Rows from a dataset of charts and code

■ ■ ■ ■ ■

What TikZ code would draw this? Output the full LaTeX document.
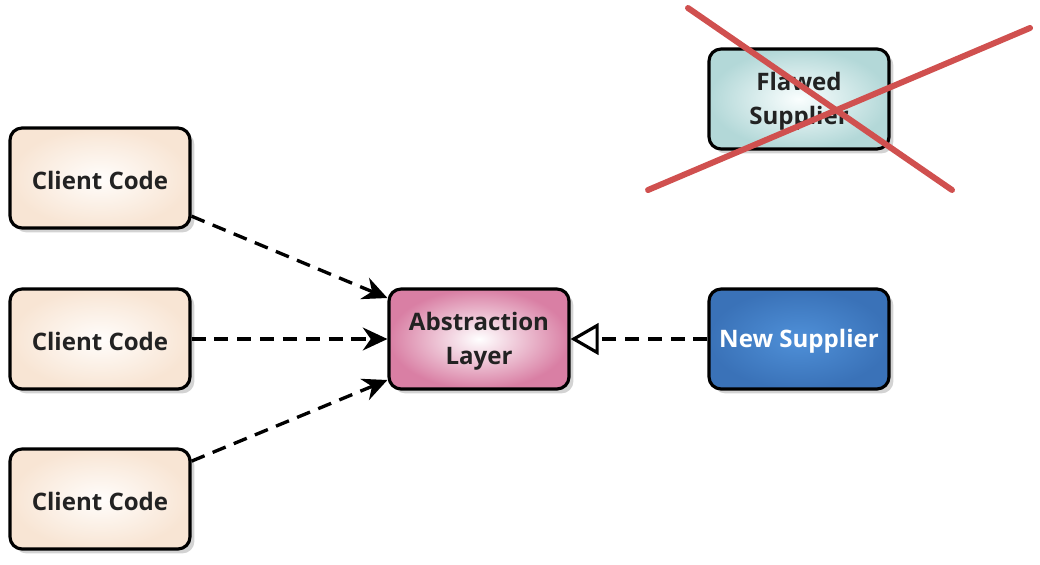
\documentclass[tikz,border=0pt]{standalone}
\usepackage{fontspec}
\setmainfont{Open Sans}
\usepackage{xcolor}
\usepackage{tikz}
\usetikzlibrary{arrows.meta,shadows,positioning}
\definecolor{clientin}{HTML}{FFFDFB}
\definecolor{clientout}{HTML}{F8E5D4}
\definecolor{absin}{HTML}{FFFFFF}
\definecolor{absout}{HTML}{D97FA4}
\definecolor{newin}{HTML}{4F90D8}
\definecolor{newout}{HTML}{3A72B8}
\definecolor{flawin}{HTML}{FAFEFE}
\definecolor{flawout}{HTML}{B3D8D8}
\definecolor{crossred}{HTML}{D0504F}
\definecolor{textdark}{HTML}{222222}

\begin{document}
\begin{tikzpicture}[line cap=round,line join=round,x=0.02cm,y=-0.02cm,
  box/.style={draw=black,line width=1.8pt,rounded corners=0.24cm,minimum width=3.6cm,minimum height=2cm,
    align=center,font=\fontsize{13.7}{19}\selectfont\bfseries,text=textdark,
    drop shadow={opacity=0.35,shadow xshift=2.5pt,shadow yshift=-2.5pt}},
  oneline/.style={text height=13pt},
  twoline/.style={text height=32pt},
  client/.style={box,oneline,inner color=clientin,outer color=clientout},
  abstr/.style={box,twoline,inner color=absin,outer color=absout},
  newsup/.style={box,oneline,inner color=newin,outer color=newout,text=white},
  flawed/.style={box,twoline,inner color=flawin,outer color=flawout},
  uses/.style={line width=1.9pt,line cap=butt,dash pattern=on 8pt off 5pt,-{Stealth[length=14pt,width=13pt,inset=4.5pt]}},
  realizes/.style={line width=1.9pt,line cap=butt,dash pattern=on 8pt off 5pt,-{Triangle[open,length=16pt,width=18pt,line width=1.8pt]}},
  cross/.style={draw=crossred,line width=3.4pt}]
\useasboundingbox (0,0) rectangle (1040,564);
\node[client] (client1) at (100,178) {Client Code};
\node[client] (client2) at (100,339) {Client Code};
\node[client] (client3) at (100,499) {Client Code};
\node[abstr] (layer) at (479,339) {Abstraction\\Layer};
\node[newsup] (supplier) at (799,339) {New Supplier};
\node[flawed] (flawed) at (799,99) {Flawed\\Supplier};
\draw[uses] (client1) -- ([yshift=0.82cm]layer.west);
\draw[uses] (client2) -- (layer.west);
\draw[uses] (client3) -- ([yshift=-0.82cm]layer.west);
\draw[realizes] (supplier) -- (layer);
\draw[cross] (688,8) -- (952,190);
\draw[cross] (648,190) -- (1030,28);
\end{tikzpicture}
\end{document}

■ ■ ■ ■ ■

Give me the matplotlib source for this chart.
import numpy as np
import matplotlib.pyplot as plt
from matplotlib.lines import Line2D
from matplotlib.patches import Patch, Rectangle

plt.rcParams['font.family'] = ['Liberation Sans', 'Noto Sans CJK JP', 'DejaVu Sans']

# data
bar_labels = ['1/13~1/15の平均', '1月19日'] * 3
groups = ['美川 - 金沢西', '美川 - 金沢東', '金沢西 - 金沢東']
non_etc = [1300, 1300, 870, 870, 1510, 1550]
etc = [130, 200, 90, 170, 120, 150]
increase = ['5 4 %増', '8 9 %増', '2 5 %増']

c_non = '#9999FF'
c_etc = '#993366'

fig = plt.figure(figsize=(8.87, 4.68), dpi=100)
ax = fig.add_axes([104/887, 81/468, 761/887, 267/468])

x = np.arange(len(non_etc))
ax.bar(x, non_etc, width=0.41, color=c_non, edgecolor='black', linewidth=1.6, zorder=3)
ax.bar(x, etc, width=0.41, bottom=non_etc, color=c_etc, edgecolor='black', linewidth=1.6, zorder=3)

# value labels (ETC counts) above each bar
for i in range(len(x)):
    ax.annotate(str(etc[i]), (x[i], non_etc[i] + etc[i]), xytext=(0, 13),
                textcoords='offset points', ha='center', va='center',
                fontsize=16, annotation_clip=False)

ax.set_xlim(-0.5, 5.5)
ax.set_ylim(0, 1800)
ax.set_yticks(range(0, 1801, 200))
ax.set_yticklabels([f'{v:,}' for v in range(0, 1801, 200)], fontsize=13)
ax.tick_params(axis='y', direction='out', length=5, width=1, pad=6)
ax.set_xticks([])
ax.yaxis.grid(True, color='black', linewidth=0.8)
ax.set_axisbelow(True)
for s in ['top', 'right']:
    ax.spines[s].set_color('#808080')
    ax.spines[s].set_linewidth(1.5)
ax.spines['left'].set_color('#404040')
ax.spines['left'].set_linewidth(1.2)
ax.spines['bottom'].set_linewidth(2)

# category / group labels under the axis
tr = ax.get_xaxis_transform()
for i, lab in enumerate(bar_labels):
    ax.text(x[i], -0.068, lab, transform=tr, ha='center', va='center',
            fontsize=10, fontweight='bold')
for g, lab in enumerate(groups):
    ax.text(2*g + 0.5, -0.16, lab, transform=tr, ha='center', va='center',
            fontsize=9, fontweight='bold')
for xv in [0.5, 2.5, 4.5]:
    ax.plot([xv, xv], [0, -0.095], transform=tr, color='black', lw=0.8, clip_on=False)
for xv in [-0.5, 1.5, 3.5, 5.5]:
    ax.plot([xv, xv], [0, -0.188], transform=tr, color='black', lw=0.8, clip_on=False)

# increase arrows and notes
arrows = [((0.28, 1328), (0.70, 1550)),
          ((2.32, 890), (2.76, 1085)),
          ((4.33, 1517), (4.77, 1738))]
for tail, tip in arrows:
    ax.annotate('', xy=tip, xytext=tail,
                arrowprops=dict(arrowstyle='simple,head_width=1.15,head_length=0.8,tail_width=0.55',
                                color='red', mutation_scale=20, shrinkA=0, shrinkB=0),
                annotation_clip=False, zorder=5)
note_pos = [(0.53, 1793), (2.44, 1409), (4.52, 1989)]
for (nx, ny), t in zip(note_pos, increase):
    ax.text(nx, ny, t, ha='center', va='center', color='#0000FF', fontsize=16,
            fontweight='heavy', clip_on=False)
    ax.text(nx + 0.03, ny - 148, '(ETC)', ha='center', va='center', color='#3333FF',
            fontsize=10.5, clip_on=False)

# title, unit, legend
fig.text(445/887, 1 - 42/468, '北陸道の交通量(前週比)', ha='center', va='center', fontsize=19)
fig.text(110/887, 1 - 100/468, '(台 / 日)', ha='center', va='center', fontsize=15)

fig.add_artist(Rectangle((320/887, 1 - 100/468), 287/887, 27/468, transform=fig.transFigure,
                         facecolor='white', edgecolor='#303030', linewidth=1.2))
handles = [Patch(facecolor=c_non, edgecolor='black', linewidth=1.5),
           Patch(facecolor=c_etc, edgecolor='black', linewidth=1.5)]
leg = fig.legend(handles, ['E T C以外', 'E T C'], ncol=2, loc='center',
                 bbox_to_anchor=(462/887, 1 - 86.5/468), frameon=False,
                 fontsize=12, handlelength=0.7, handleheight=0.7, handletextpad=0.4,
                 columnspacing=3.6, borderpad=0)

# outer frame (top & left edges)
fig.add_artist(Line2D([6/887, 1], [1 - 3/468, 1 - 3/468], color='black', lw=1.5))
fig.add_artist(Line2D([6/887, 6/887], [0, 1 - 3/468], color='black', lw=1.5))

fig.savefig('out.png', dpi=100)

■ ■ ■ ■ ■

Requirements » Write the lines again exactly, beginning at the line that has "Give me the matplotlib source for this chart." and stopping after the line that has "ax.spines['bottom'].set_linewidth(2)"; include no other lines.

Final result »
Give me the matplotlib source for this chart.
import numpy as np
import matplotlib.pyplot as plt
from matplotlib.lines import Line2D
from matplotlib.patches import Patch, Rectangle

plt.rcParams['font.family'] = ['Liberation Sans', 'Noto Sans CJK JP', 'DejaVu Sans']

# data
bar_labels = ['1/13~1/15の平均', '1月19日'] * 3
groups = ['美川 - 金沢西', '美川 - 金沢東', '金沢西 - 金沢東']
non_etc = [1300, 1300, 870, 870, 1510, 1550]
etc = [130, 200, 90, 170, 120, 150]
increase = ['5 4 %増', '8 9 %増', '2 5 %増']

c_non = '#9999FF'
c_etc = '#993366'

fig = plt.figure(figsize=(8.87, 4.68), dpi=100)
ax = fig.add_axes([104/887, 81/468, 761/887, 267/468])

x = np.arange(len(non_etc))
ax.bar(x, non_etc, width=0.41, color=c_non, edgecolor='black', linewidth=1.6, zorder=3)
ax.bar(x, etc, width=0.41, bottom=non_etc, color=c_etc, edgecolor='black', linewidth=1.6, zorder=3)

# value labels (ETC counts) above each bar
for i in range(len(x)):
    ax.annotate(str(etc[i]), (x[i], non_etc[i] + etc[i]), xytext=(0, 13),
                textcoords='offset points', ha='center', va='center',
                fontsize=16, annotation_clip=False)

ax.set_xlim(-0.5, 5.5)
ax.set_ylim(0, 1800)
ax.set_yticks(range(0, 1801, 200))
ax.set_yticklabels([f'{v:,}' for v in range(0, 1801, 200)], fontsize=13)
ax.tick_params(axis='y', direction='out', length=5, width=1, pad=6)
ax.set_xticks([])
ax.yaxis.grid(True, color='black', linewidth=0.8)
ax.set_axisbelow(True)
for s in ['top', 'right']:
    ax.spines[s].set_color('#808080')
    ax.spines[s].set_linewidth(1.5)
ax.spines['left'].set_color('#404040')
ax.spines['left'].set_linewidth(1.2)
ax.spines['bottom'].set_linewidth(2)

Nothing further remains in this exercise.